As yesterday's figures demonstrate, much of the rebound is coming from industry, which has benefited from a period of relative currency weakness. Consumption has meanwhile remained strong, so it hasn't taken much in the way of an upturn in industry for the economy to be showing decent levels of growth again.

None the less, the National Institute's call to arms on interest rates may be a bit premature. From the early summer, both consumption and the housing market seem to have experienced a second wind. It doesn't seem likely that will continue. Consumption has been growing more strongly than the rest of the economy for more than five years now, which is possibly the longest period of such growth in recorded history.

If it continues to storm away while industry recovers, then we ought to see very significant levels of economic growth over the next year or two. Yet nobody thinks that at all probable. Indeed, the likelier outcome is that consumption will deteriorate faster than industry can recover. So overall growth may remain subdued. All the signs are that the recovery has now definitely begun, yet the climb back to economic vitality may be a long one.

British Airways

Rod Eddington, chief executive of British Airways, has a reputation for plain speaking. Well, he is from down under. Unfortunately, his latest observations have almost certainly put the kibosh on BA's chances of rejoining the FTSE-100 Index. Whereas other companies tend miraculously to find some snippet of good news (or at least avoid trumpeting the bad news) when they are clinging on to their place in the Footsie or trying to gain promotion, BA's man has told it ramrod straight.

Mr Eddington's message to yesterday's UBS transport conference was as direct as it could be: if you think the airline industry is in the recovery lounge, forget it. The effect on the BA share price was equally direct and it will take a soaraway performance today for the airline to deny Yell the place in the index which Kelda is about to forsake.

While he did the BA share price no favours, Mr Eddington's reality check for the airline industry could not have been more timely, coming as it does in the week that the world commemorates the second anniversary of the attack on the Twin Towers. The disclosure that several airlines including BA are investigating anti-missile defences for passenger jets is a reminder of how vulnerable the industry remains to terrorist outrage.

The propensity for passengers to vote with their feet and either not fly or find other modes of transport every time airlines try to increase fares is a reminder, meanwhile, of how price-sensitive the market remains. Sars and the Iraq war may be behind us and there may have been a couple of months of half decent traffic figures. Yet to put things into perspective, business class travel across the Atlantic is still down 20 per cent on 2000, while long-haul yields generally are still below the level they fell to in the immediate aftermath of 11 September, 2001.
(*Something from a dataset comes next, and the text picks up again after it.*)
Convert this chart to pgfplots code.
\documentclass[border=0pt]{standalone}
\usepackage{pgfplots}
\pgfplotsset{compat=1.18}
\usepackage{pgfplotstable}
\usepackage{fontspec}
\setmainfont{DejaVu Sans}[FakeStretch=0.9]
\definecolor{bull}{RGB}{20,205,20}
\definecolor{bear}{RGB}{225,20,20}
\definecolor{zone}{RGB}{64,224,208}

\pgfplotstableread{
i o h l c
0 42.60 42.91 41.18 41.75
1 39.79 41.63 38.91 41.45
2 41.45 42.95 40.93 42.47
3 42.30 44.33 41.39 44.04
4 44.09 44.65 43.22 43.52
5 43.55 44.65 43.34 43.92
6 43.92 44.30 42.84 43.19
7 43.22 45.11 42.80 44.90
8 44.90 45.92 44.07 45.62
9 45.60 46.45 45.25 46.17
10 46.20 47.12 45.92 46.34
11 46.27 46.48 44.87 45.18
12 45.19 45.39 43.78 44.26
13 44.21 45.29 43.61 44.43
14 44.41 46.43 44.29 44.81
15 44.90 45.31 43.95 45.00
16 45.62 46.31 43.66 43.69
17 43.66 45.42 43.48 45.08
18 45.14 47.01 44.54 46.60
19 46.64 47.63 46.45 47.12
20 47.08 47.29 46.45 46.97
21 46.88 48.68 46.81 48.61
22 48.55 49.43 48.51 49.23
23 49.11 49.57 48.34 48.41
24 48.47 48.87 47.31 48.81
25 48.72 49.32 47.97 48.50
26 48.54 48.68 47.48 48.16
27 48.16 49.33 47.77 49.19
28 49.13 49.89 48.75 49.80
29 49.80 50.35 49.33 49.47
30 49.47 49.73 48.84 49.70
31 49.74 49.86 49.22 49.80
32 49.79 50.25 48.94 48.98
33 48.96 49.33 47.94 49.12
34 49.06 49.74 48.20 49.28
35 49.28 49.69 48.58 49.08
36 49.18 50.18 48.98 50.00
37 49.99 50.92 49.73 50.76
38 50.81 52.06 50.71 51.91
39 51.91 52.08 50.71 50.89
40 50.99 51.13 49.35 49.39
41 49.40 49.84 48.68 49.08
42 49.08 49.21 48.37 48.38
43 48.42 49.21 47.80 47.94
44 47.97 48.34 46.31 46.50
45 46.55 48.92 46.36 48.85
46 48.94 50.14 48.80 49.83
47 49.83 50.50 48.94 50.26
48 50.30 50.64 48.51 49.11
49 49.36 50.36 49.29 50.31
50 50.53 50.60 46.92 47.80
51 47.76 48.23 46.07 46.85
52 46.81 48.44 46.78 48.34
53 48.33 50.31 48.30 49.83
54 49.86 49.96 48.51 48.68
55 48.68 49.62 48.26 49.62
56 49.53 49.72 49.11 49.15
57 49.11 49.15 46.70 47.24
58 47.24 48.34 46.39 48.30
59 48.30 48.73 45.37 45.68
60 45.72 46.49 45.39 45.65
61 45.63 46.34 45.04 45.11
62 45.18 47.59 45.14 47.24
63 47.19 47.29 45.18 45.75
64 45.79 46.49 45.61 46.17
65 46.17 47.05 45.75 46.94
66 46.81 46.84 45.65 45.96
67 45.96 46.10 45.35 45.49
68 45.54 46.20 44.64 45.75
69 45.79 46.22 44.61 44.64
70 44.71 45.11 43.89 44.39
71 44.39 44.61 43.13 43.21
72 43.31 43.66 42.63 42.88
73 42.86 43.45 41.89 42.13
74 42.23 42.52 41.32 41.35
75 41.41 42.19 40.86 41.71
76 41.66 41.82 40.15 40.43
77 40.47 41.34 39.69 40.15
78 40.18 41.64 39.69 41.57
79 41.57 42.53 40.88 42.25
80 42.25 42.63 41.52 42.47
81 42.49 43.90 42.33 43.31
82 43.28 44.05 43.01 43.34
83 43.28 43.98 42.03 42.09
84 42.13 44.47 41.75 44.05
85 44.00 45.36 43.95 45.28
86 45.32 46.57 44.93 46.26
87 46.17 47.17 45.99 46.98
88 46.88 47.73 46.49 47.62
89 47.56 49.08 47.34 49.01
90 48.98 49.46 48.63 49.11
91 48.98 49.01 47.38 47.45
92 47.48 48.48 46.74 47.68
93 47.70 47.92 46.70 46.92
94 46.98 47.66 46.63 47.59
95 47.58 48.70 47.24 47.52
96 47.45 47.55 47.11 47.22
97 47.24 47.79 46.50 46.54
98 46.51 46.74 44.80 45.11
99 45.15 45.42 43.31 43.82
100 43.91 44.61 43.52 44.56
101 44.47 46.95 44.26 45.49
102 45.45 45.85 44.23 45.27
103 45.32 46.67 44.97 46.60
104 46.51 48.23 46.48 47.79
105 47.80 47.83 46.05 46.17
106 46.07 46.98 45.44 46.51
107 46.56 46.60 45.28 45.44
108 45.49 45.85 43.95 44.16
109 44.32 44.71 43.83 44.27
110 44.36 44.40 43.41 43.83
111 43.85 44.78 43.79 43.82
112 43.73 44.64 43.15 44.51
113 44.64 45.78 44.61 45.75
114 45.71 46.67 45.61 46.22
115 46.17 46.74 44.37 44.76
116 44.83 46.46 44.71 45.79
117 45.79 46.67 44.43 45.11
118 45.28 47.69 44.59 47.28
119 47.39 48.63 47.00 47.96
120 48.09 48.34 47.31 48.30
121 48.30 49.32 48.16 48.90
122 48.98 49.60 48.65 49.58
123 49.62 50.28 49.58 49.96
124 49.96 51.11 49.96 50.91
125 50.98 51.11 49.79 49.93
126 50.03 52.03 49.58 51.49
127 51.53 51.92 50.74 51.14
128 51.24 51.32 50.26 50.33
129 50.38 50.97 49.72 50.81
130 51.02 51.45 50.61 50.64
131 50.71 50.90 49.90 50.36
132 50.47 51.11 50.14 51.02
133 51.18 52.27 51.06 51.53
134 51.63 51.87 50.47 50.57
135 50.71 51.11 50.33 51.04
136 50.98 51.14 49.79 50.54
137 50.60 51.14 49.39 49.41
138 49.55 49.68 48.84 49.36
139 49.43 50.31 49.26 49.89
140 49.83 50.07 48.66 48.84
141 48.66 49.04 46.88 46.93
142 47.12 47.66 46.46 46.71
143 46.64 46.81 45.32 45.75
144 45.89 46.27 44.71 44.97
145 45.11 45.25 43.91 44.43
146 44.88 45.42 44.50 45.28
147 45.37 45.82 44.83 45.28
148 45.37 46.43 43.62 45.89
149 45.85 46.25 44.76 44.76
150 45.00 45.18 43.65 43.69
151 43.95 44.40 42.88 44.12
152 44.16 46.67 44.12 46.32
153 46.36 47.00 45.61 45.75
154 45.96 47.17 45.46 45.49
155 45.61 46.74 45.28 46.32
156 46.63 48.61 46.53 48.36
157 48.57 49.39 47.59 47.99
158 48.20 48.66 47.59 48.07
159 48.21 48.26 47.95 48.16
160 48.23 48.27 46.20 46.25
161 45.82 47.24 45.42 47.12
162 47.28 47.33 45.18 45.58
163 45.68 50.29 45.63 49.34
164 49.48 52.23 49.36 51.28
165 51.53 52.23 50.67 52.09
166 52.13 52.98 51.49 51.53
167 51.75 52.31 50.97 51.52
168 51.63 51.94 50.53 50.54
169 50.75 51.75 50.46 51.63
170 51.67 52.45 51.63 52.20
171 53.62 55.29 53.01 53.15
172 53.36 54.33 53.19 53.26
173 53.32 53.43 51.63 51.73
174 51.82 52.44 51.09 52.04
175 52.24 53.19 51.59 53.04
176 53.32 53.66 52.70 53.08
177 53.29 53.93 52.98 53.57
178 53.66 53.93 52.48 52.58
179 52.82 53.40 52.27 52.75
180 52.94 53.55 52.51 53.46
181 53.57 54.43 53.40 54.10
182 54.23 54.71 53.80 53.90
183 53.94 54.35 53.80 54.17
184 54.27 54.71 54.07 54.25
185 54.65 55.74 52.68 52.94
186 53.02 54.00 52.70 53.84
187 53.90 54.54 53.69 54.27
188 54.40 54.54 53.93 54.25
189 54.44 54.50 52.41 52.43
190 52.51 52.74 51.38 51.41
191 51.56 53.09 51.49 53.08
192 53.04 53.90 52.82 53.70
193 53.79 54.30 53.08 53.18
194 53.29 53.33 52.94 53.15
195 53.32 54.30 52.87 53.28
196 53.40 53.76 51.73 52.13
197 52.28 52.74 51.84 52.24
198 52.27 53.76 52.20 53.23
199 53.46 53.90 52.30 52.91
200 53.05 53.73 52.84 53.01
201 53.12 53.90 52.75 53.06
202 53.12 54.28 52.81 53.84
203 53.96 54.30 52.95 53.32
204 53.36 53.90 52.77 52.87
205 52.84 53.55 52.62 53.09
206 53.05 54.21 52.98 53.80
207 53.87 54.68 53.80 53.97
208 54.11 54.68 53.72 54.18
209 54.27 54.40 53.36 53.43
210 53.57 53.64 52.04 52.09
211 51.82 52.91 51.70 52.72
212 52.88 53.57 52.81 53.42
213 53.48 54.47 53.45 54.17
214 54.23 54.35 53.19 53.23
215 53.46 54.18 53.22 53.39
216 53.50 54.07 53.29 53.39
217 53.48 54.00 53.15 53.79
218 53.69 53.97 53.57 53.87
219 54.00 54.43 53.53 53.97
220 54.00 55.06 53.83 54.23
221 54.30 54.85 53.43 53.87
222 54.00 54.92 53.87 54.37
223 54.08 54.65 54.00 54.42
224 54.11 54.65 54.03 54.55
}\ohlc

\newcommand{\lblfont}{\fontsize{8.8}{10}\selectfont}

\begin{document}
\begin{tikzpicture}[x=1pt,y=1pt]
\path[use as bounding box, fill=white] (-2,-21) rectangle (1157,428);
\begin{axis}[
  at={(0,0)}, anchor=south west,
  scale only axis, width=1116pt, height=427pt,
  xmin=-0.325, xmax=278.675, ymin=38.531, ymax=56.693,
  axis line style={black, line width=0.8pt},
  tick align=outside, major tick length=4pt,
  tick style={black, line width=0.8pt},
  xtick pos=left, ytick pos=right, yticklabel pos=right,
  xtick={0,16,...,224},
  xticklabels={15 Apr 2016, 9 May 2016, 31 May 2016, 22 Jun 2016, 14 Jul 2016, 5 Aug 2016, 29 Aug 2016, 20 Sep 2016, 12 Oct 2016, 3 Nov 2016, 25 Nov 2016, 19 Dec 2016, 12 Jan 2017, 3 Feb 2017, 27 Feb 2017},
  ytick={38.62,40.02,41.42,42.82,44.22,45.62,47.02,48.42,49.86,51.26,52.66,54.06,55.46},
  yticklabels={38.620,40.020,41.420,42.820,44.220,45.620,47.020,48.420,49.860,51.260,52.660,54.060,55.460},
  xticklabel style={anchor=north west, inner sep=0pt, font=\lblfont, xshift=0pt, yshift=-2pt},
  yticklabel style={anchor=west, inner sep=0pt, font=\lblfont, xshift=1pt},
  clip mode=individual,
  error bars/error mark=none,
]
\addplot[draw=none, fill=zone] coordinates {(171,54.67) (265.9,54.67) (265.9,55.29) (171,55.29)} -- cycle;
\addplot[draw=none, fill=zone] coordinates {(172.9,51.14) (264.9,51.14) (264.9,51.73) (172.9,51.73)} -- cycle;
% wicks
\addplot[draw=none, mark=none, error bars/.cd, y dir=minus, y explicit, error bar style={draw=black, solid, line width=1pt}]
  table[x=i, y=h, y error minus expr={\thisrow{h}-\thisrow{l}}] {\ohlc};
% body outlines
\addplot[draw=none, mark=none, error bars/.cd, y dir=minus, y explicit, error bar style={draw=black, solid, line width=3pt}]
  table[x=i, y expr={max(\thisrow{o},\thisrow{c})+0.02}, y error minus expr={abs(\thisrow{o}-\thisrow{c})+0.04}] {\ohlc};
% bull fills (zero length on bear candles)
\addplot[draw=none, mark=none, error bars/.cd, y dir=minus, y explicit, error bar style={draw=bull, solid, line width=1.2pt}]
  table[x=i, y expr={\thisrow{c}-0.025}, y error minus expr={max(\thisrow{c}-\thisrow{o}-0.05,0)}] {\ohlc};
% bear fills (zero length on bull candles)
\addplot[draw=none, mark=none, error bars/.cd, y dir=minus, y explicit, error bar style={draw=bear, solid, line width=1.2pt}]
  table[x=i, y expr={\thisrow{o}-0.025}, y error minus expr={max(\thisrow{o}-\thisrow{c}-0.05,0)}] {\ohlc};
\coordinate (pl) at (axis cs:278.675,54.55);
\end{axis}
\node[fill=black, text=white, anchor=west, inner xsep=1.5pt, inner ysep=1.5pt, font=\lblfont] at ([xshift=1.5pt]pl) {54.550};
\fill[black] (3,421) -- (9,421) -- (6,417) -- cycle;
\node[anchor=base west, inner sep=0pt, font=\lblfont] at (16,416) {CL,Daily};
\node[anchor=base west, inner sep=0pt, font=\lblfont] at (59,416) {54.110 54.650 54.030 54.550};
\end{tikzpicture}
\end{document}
There may be the first tentative signs on the horizon of recovery in long-haul markets. But the premium market in short-haul travel does not look like it will ever recover for the flag carriers as Michael O'Leary's Ryanair and his low-cost compatriots sweep all before them.

In the face of all this, BA and its fellow full-service airlines can only continue with their own savage cost-cutting drives. Mr Eddington's message to staff and investors alike was as clear as it could be: Don't unfasten your seat belts quite yet.

House price indices

For long Britain's monopoly producer of stock market indices, the Financial Times has belatedly decided to produce its own index of house prices, which of course most people including the Bank of England's Monetary Policy Committee follow a lot more closely than the stock market. In stark contrast to last week's survey by HBOS, which showed a revival in the market with year on year house price inflation in August still motoring along at 19.1 per cent, the FT index shows prices just 4 per cent higher last month than a year earlier. Plainly they cannot both be right. Indeed, given the difference, it seems more than likely both of them are wrong.
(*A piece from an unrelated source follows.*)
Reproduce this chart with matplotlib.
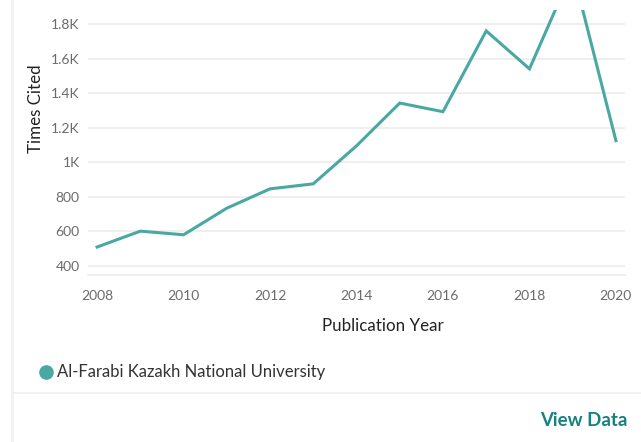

The absence of a reliable contemporaneous measure either of levels of housing activity or of prices is a growing source of irritation at the Bank, whose monthly discussions of interest rates are sometimes dominated by what's going on in the housing market. If the Bank is stumbling around in a fog of ignorance, there's bound to be a high chance of incorrect policy.
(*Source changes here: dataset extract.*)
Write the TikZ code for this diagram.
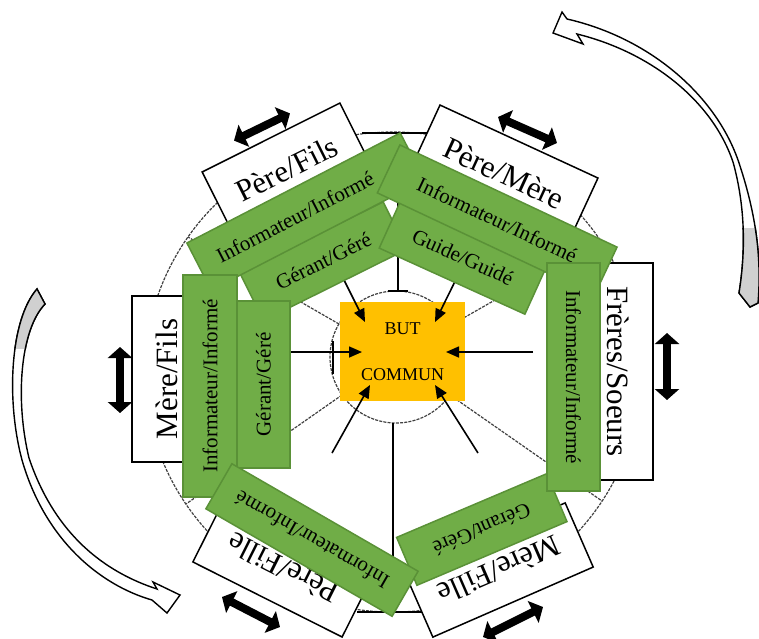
\documentclass[tikz,border=0pt]{standalone}
\usepackage{fontspec}
\setmainfont{Liberation Serif}
\usetikzlibrary{arrows.meta}

\definecolor{linkfill}{HTML}{70AD47}
\definecolor{linkedge}{HTML}{5A9137}
\definecolor{goalfill}{HTML}{FFC000}
\definecolor{turnfill}{HTML}{D0D0D0}

\tikzstyle{role-box}=[draw, line width=1.5pt, fill=white, inner sep=0pt, minimum height=70pt, font=\fontsize{31}{34}\selectfont]
\tikzstyle{link-box}=[draw=linkedge, line width=1.5pt, fill=linkfill, inner sep=0pt, minimum height=53pt, font=\fontsize{21}{24}\selectfont]
\tikzstyle{goal-box}=[fill=goalfill, minimum width=125pt, minimum height=99pt, inner sep=0pt, align=center, font=\fontsize{18}{46}\selectfont]
\tikzstyle{swap-arrow}=[line width=8pt, {Triangle[width=24pt,length=11pt]}-{Triangle[width=24pt,length=11pt]}]
\tikzstyle{goal-arrow}=[line width=1.6pt, -{Triangle[width=11pt,length=13pt]}]
\tikzstyle{wheel-dash}=[line width=1.2pt, black!75, dash pattern=on 3pt off 1.2pt]
\tikzstyle{wheel-line}=[line width=1.3pt]
\tikzstyle{turn-arrow}=[draw, line width=1.4pt, fill=white]

\def\turnright{(567,19) .. controls (650,38) and (715,95) .. (738,160) .. controls (755,210) and (762,255) .. (758,303) -- (750,307) -- (739,293) .. controls (746,250) and (745,205) .. (733,162) .. controls (712,100) and (650,52) .. (577,34) -- (583,44) -- (553,33) -- (562,12) -- cycle}
\def\turnleft{(37,289) .. controls (10,320) and (6,400) .. (22,460) .. controls (45,540) and (100,585) .. (152,600) -- (167,613) -- (180,595) -- (153,582) -- (157,589) .. controls (105,572) and (55,535) .. (29,458) .. controls (15,400) and (20,330) .. (45,304) -- cycle}

\begin{document}
\begin{tikzpicture}[x=1pt, y=-1pt]
      \useasboundingbox (0,0) rectangle (759,638);

      \draw[wheel-dash] (393,372) ellipse [x radius=248, y radius=240];
      \draw[wheel-dash] (396,357) circle [radius=66];
      \draw[wheel-dash] (339,324) -- (188,237);
      \draw[wheel-dash] (453,324) -- (600,240);
      \draw[wheel-dash] (342,395) -- (186,504);
      \draw[wheel-dash] (450,395) -- (602,501);
      \draw[wheel-line] (398,291) -- (398,133);
      \draw[wheel-line] (388,291) -- (408,291);
      \draw[wheel-line] (362,133) -- (428,133);
      \draw[wheel-line] (393,423) -- (393,612);
      \draw[wheel-line] (357,612) -- (422,612);
      \draw[wheel-line] (333,341) -- (333,374);

      \node (goal) at (402.5, 351.5) [goal-box] {BUT\\COMMUN};

      \coordinate (from-ul) at (333, 258);
      \coordinate (from-ur) at (468, 255);
      \coordinate (from-l) at (290, 352);
      \coordinate (from-r) at (533, 352);
      \coordinate (from-ll) at (332, 453);
      \coordinate (from-lr) at (478, 453);
      \coordinate (to-ul) at (365, 322);
      \coordinate (to-ur) at (435, 322);
      \coordinate (to-l) at (362, 352);
      \coordinate (to-r) at (446, 352);
      \coordinate (to-ll) at (370, 385);
      \coordinate (to-lr) at (435, 385);
      \draw[goal-arrow] (from-ul) -- (to-ul);
      \draw[goal-arrow] (from-ur) -- (to-ur);
      \draw[goal-arrow] (from-l) -- (to-l);
      \draw[goal-arrow] (from-r) -- (to-r);
      \draw[goal-arrow] (from-ll) -- (to-ll);
      \draw[goal-arrow] (from-lr) -- (to-lr);

      \node (pere-fils) at (286.7, 168.8)
            [role-box, minimum width=154pt, rotate=26.6] {Père/Fils};
      \node (pere-mere) at (504.3, 173.3)
            [role-box, minimum width=174pt, rotate=-24.8] {Père/Mère};
      \node (mere-fils) at (167, 379)
            [role-box, minimum width=166pt, rotate=90] {Mère/Fils};
      \node (freres-soeurs) at (618, 371.5)
            [role-box, minimum width=217pt, rotate=-90] {Frères/Soeurs};
      \node (pere-fille) at (283.2, 568.2)
            [role-box, minimum width=167pt, rotate=153.3] {Père/Fille};
      \node (mere-fille) at (499, 570)
            [role-box, minimum width=175pt, rotate=-156.4] {Mère/Fille};

      \node (pf-gerant) at (323.3, 261.2)
            [link-box, minimum width=160pt, rotate=26.4] {Gérant/Géré};
      \node (pf-info) at (305.7, 211.5)
            [link-box, minimum width=240pt, rotate=27.3] {Informateur/Informé\hspace*{24pt}};
      \node (pm-guide) at (463, 257)
            [link-box, minimum width=160pt, rotate=-24.4] {Guide/Guidé};
      \node (pm-info) at (497.2, 220)
            [link-box, minimum width=240pt, rotate=-25.2] {Informateur/Informé};
      \node (mf-gerant) at (263.5, 384.5)
            [link-box, minimum width=167pt, rotate=90] {Gérant/Géré};
      \node (mf-info) at (210, 386)
            [link-box, minimum width=222pt, minimum height=54pt, rotate=90] {Informateur/Informé};
      \node (mfi-gerant) at (481.8, 529.5)
            [link-box, minimum width=163pt, minimum height=52pt, rotate=-157] {Gérant/Géré};
      \node (pfi-info) at (312, 540)
            [link-box, minimum width=215pt, minimum height=52pt, rotate=150] {Informateur/Informé};
      \node (fs-info) at (573.5, 377)
            [link-box, minimum width=228pt, rotate=-90] {Informateur/Informé};

      \coordinate (pf-a) at (234, 140.6);
      \coordinate (pf-b) at (290, 113.4);
      \coordinate (pm-a) at (498, 117);
      \coordinate (pm-b) at (557, 143);
      \coordinate (mf-a) at (120, 347);
      \coordinate (mf-b) at (120, 413);
      \coordinate (fs-a) at (667, 333);
      \coordinate (fs-b) at (667, 400);
      \coordinate (pfi-a) at (222, 597);
      \coordinate (pfi-b) at (280, 627);
      \coordinate (mfi-a) at (483, 637);
      \coordinate (mfi-b) at (543, 607);
      \draw[swap-arrow] (pf-a) -- (pf-b);
      \draw[swap-arrow] (pm-a) -- (pm-b);
      \draw[swap-arrow] (mf-a) -- (mf-b);
      \draw[swap-arrow] (fs-a) -- (fs-b);
      \draw[swap-arrow] (pfi-a) -- (pfi-b);
      \draw[swap-arrow] (mfi-a) -- (mfi-b);

      \draw[turn-arrow] \turnright;
      \begin{scope}
            \clip (700,228) rectangle (770,320);
            \draw[turn-arrow, fill=turnfill] \turnright;
      \end{scope}
      \draw[turn-arrow] \turnleft;
      \begin{scope}
            \clip (0,280) rectangle (60,348);
            \draw[turn-arrow, fill=turnfill] \turnleft;
      \end{scope}
    \end{tikzpicture}
\end{document}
As things stand, there are four main indices and a couple of also rans, all of which suffer from drawbacks of one form or another. The only wholly reliable one is the measure produced by the Land Registry, as this is a compilation of recorded transaction prices. Unfortunately the figures are historic and anyway only published on a quarterly basis. The other contender for the fully Kosher index is the one produced by the Office of the Deputy Prime Minister, which next week goes monthly. Again the drawback is that it's historic. The monthly figures will reflect what was happening in the market three months previously.

For a contemporaneous view, the indices produced by Britain's two leading mortgage lenders, the Halifax and the Nationwide, are the most watched. Yet both of them seem to exaggerate the reality. The last Land Registry figures showed second quarter growth of 12.5 per cent. Both Halifax and Nationwide were showing year on year inflation of more than 20 per cent throughout that period. The difference is mainly explained by the fact that the lenders adjust for volume, season and mix. They also reflect offer, rather than completion, prices, which in a slowing market may make a difference. The Land Registry figures, by contrast, are a simple average of sale prices throughout the period.

Into this confusion steps the FT. To describe the FT's stab at the problem as little more than a guess would be unfair. The index takes its raw data from the Land Registry, Halifax and Nationwide numbers, and then crunches them through a model to arrive at a hopefully accurate view of the real state of the market. Four per cent certainly sounds more likely than 19 per cent, especially if you live in London, yet even when the Land Registry figures are published there will be scope for argument about which index better reflects the true position.

There seems no obvious reason in an age of real time information why the Land Registry cannot produce more timely figures. Therein lies the only foolproof solution to the problem. Until that happens, the present position, with newspaper headlines proclaiming soaring prices one day and crashing prices the next, looks set to persist. Over time, the new FT index may win credibility, but until that happens it will only add to the confusion.